BEGIN Recorded data
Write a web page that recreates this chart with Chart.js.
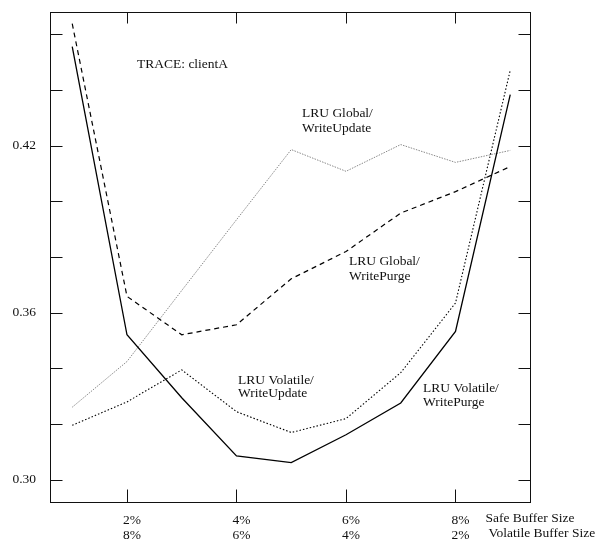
<!DOCTYPE html>
<html>
<head>
<meta charset="utf-8">
<title>TRACE: clientA</title>
<script src="https://cdn.jsdelivr.net/npm/chart.js@4.4.1/dist/chart.umd.min.js"></script>
<style>
  html, body { margin: 0; padding: 0; background: #fff; }
  #wrap { width: 599px; height: 539px; }
</style>
</head>
<body>
<div id="wrap"><canvas id="c" width="599" height="539"></canvas></div>
<script>
// Safe buffer size (% of memory) for each measured configuration
const safePct = [1, 2, 3, 4, 5, 6, 7, 8, 9];

// Measured ratio for each policy combination
const volatileWritePurge  = [0.4556, 0.3521, 0.3295, 0.3086, 0.3062, 0.3162, 0.3276, 0.3533, 0.4383];
const globalWritePurge    = [0.4638, 0.3659, 0.3521, 0.3557, 0.3722, 0.3820, 0.3958, 0.4035, 0.4125];
const volatileWriteUpdate = [0.3196, 0.3280, 0.3395, 0.3245, 0.3170, 0.3220, 0.3385, 0.3635, 0.4471];
const globalWriteUpdate   = [0.3261, 0.3425, 0.3680, 0.3934, 0.4186, 0.4108, 0.4204, 0.4140, 0.4183];

// Axis ticks
const xTickValues = [2, 4, 6, 8];
const safeLabels = ['2%', '4%', '6%', '8%'];
const volatileLabels = ['8%', '6%', '4%', '2%'];
const yTickValues = [0.30, 0.32, 0.34, 0.36, 0.38, 0.40, 0.42, 0.44, 0.46];
const yLabelled = [0.30, 0.36, 0.42];

const SERIF = '"Liberation Serif", "DejaVu Serif", serif';

function series(values) {
  return values.map((v, i) => ({ x: safePct[i], y: v }));
}

// Frame, inward tick marks and curve annotations
const framePlugin = {
  id: 'frame',
  afterDraw(chart) {
    const { ctx, chartArea: a, scales } = chart;
    const L = Math.round(a.left) + 0.5, R = Math.round(a.right) - 0.5;
    const T = Math.round(a.top) + 0.5, B = Math.round(a.bottom) - 0.5;
    ctx.save();
    ctx.strokeStyle = '#111';
    ctx.lineWidth = 1;
    ctx.setLineDash([]);
    ctx.strokeRect(L, T, R - L, B - T);
    ctx.beginPath();
    yTickValues.forEach(v => {
      const py = Math.round(scales.y.getPixelForValue(v)) + 0.5;
      ctx.moveTo(L, py); ctx.lineTo(L + 12, py);
      ctx.moveTo(R, py); ctx.lineTo(R - 12, py);
    });
    xTickValues.forEach(v => {
      const px = Math.round(scales.x.getPixelForValue(v)) + 0.5;
      ctx.moveTo(px, T); ctx.lineTo(px, T + 11);
      ctx.moveTo(px, B); ctx.lineTo(px, B - 13);
    });
    ctx.stroke();

    ctx.fillStyle = '#111';
    ctx.font = '13.5px ' + SERIF;
    ctx.textAlign = 'left';
    ctx.textBaseline = 'alphabetic';
    const notes = [
      ['TRACE: clientA', 137, 68],
      ['LRU Global/', 302, 117],
      ['WriteUpdate', 302, 132],
      ['LRU Global/', 349, 265],
      ['WritePurge', 349, 280],
      ['LRU Volatile/', 238, 384],
      ['WriteUpdate', 238, 397],
      ['LRU Volatile/', 423, 392],
      ['WritePurge', 423, 406]
    ];
    notes.forEach(([t, x, y]) => ctx.fillText(t, x, y));

    // axis captions beside the last tick labels
    const x8 = scales.x.getPixelForValue(8);
    ctx.fillText('Safe Buffer Size', x8 + 30, 522);
    ctx.fillText('Volatile Buffer Size', x8 + 33, 537);
    ctx.restore();
  }
};

new Chart(document.getElementById('c'), {
  type: 'line',
  data: {
    datasets: [
      { label: 'LRU Volatile/WritePurge', data: series(volatileWritePurge),
        borderColor: '#000', borderWidth: 1.3, borderDash: [] },
      { label: 'LRU Global/WritePurge', data: series(globalWritePurge),
        borderColor: '#000', borderWidth: 1.2, borderDash: [5, 4] },
      { label: 'LRU Volatile/WriteUpdate', data: series(volatileWriteUpdate),
        borderColor: '#000', borderWidth: 1.1, borderDash: [1.5, 2] },
      { label: 'LRU Global/WriteUpdate', data: series(globalWriteUpdate),
        borderColor: '#888', borderWidth: 1, borderDash: [1.5, 1.2] }
    ]
  },
  options: {
    responsive: false,
    animation: false,
    devicePixelRatio: 1,
    layout: { padding: { top: 12, right: 68, left: 0, bottom: 0 } },
    elements: { point: { radius: 0 }, line: { tension: 0, fill: false } },
    plugins: { legend: { display: false }, tooltip: { enabled: false } },
    scales: {
      x: {
        type: 'linear',
        min: 0.594,
        max: 9.379,
        grid: { display: false, drawTicks: false },
        border: { display: false },
        afterBuildTicks(scale) { scale.ticks = xTickValues.map(v => ({ value: v })); },
        afterFit(scale) {
          scale.height = 36;
          scale.paddingLeft = 0; scale.paddingRight = 0;
        },
        ticks: {
          padding: 10,
          labelOffset: 5,
          maxRotation: 0,
          autoSkip: false,
          color: '#111',
          font: { family: SERIF, size: 13.5, lineHeight: 1.1 },
          callback(v) {
            const i = xTickValues.indexOf(v);
            return i < 0 ? '' : [safeLabels[i], volatileLabels[i]];
          }
        }
      },
      y: {
        type: 'linear',
        min: 0.2917,
        max: 0.468,
        grid: { display: false, drawTicks: false },
        border: { display: false },
        afterBuildTicks(scale) { scale.ticks = yTickValues.map(v => ({ value: v })); },
        afterFit(scale) {
          scale.width = 50;
          scale.paddingTop = 0; scale.paddingBottom = 0;
        },
        ticks: {
          padding: 14,
          autoSkip: false,
          color: '#111',
          font: { family: SERIF, size: 13.5 },
          callback(v) {
            return yLabelled.some(t => Math.abs(t - v) < 1e-6) ? v.toFixed(2) : '';
          }
        }
      }
    }
  },
  plugins: [framePlugin]
});
</script>
</body>
</html>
END Recorded data
**Written request**
Quote the data exactly, leaving every image out of the copy.

**Expected answer**
Write a web page that recreates this chart with Chart.js.
<!DOCTYPE html>
<html>
<head>
<meta charset="utf-8">
<title>TRACE: clientA</title>
<script src="https://cdn.jsdelivr.net/npm/chart.js@4.4.1/dist/chart.umd.min.js"></script>
<style>
  html, body { margin: 0; padding: 0; background: #fff; }
  #wrap { width: 599px; height: 539px; }
</style>
</head>
<body>
<div id="wrap"><canvas id="c" width="599" height="539"></canvas></div>
<script>
// Safe buffer size (% of memory) for each measured configuration
const safePct = [1, 2, 3, 4, 5, 6, 7, 8, 9];

// Measured ratio for each policy combination
const volatileWritePurge  = [0.4556, 0.3521, 0.3295, 0.3086, 0.3062, 0.3162, 0.3276, 0.3533, 0.4383];
const globalWritePurge    = [0.4638, 0.3659, 0.3521, 0.3557, 0.3722, 0.3820, 0.3958, 0.4035, 0.4125];
const volatileWriteUpdate = [0.3196, 0.3280, 0.3395, 0.3245, 0.3170, 0.3220, 0.3385, 0.3635, 0.4471];
const globalWriteUpdate   = [0.3261, 0.3425, 0.3680, 0.3934, 0.4186, 0.4108, 0.4204, 0.4140, 0.4183];

// Axis ticks
const xTickValues = [2, 4, 6, 8];
const safeLabels = ['2%', '4%', '6%', '8%'];
const volatileLabels = ['8%', '6%', '4%', '2%'];
const yTickValues = [0.30, 0.32, 0.34, 0.36, 0.38, 0.40, 0.42, 0.44, 0.46];
const yLabelled = [0.30, 0.36, 0.42];

const SERIF = '"Liberation Serif", "DejaVu Serif", serif';

function series(values) {
  return values.map((v, i) => ({ x: safePct[i], y: v }));
}

// Frame, inward tick marks and curve annotations
const framePlugin = {
  id: 'frame',
  afterDraw(chart) {
    const { ctx, chartArea: a, scales } = chart;
    const L = Math.round(a.left) + 0.5, R = Math.round(a.right) - 0.5;
    const T = Math.round(a.top) + 0.5, B = Math.round(a.bottom) - 0.5;
    ctx.save();
    ctx.strokeStyle = '#111';
    ctx.lineWidth = 1;
    ctx.setLineDash([]);
    ctx.strokeRect(L, T, R - L, B - T);
    ctx.beginPath();
    yTickValues.forEach(v => {
      const py = Math.round(scales.y.getPixelForValue(v)) + 0.5;
      ctx.moveTo(L, py); ctx.lineTo(L + 12, py);
      ctx.moveTo(R, py); ctx.lineTo(R - 12, py);
    });
    xTickValues.forEach(v => {
      const px = Math.round(scales.x.getPixelForValue(v)) + 0.5;
      ctx.moveTo(px, T); ctx.lineTo(px, T + 11);
      ctx.moveTo(px, B); ctx.lineTo(px, B - 13);
    });
    ctx.stroke();

    ctx.fillStyle = '#111';
    ctx.font = '13.5px ' + SERIF;
    ctx.textAlign = 'left';
    ctx.textBaseline = 'alphabetic';
    const notes = [
      ['TRACE: clientA', 137, 68],
      ['LRU Global/', 302, 117],
      ['WriteUpdate', 302, 132],
      ['LRU Global/', 349, 265],
      ['WritePurge', 349, 280],
      ['LRU Volatile/', 238, 384],
      ['WriteUpdate', 238, 397],
      ['LRU Volatile/', 423, 392],
      ['WritePurge', 423, 406]
    ];
    notes.forEach(([t, x, y]) => ctx.fillText(t, x, y));

    // axis captions beside the last tick labels
    const x8 = scales.x.getPixelForValue(8);
    ctx.fillText('Safe Buffer Size', x8 + 30, 522);
    ctx.fillText('Volatile Buffer Size', x8 + 33, 537);
    ctx.restore();
  }
};

new Chart(document.getElementById('c'), {
  type: 'line',
  data: {
    datasets: [
      { label: 'LRU Volatile/WritePurge', data: series(volatileWritePurge),
        borderColor: '#000', borderWidth: 1.3, borderDash: [] },
      { label: 'LRU Global/WritePurge', data: series(globalWritePurge),
        borderColor: '#000', borderWidth: 1.2, borderDash: [5, 4] },
      { label: 'LRU Volatile/WriteUpdate', data: series(volatileWriteUpdate),
        borderColor: '#000', borderWidth: 1.1, borderDash: [1.5, 2] },
      { label: 'LRU Global/WriteUpdate', data: series(globalWriteUpdate),
        borderColor: '#888', borderWidth: 1, borderDash: [1.5, 1.2] }
    ]
  },
  options: {
    responsive: false,
    animation: false,
    devicePixelRatio: 1,
    layout: { padding: { top: 12, right: 68, left: 0, bottom: 0 } },
    elements: { point: { radius: 0 }, line: { tension: 0, fill: false } },
    plugins: { legend: { display: false }, tooltip: { enabled: false } },
    scales: {
      x: {
        type: 'linear',
        min: 0.594,
        max: 9.379,
        grid: { display: false, drawTicks: false },
        border: { display: false },
        afterBuildTicks(scale) { scale.ticks = xTickValues.map(v => ({ value: v })); },
        afterFit(scale) {
          scale.height = 36;
          scale.paddingLeft = 0; scale.paddingRight = 0;
        },
        ticks: {
          padding: 10,
          labelOffset: 5,
          maxRotation: 0,
          autoSkip: false,
          color: '#111',
          font: { family: SERIF, size: 13.5, lineHeight: 1.1 },
          callback(v) {
            const i = xTickValues.indexOf(v);
            return i < 0 ? '' : [safeLabels[i], volatileLabels[i]];
          }
        }
      },
      y: {
        type: 'linear',
        min: 0.2917,
        max: 0.468,
        grid: { display: false, drawTicks: false },
        border: { display: false },
        afterBuildTicks(scale) { scale.ticks = yTickValues.map(v => ({ value: v })); },
        afterFit(scale) {
          scale.width = 50;
          scale.paddingTop = 0; scale.paddingBottom = 0;
        },
        ticks: {
          padding: 14,
          autoSkip: false,
          color: '#111',
          font: { family: SERIF, size: 13.5 },
          callback(v) {
            return yLabelled.some(t => Math.abs(t - v) < 1e-6) ? v.toFixed(2) : '';
          }
        }
      }
    }
  },
  plugins: [framePlugin]
});
</script>
</body>
</html>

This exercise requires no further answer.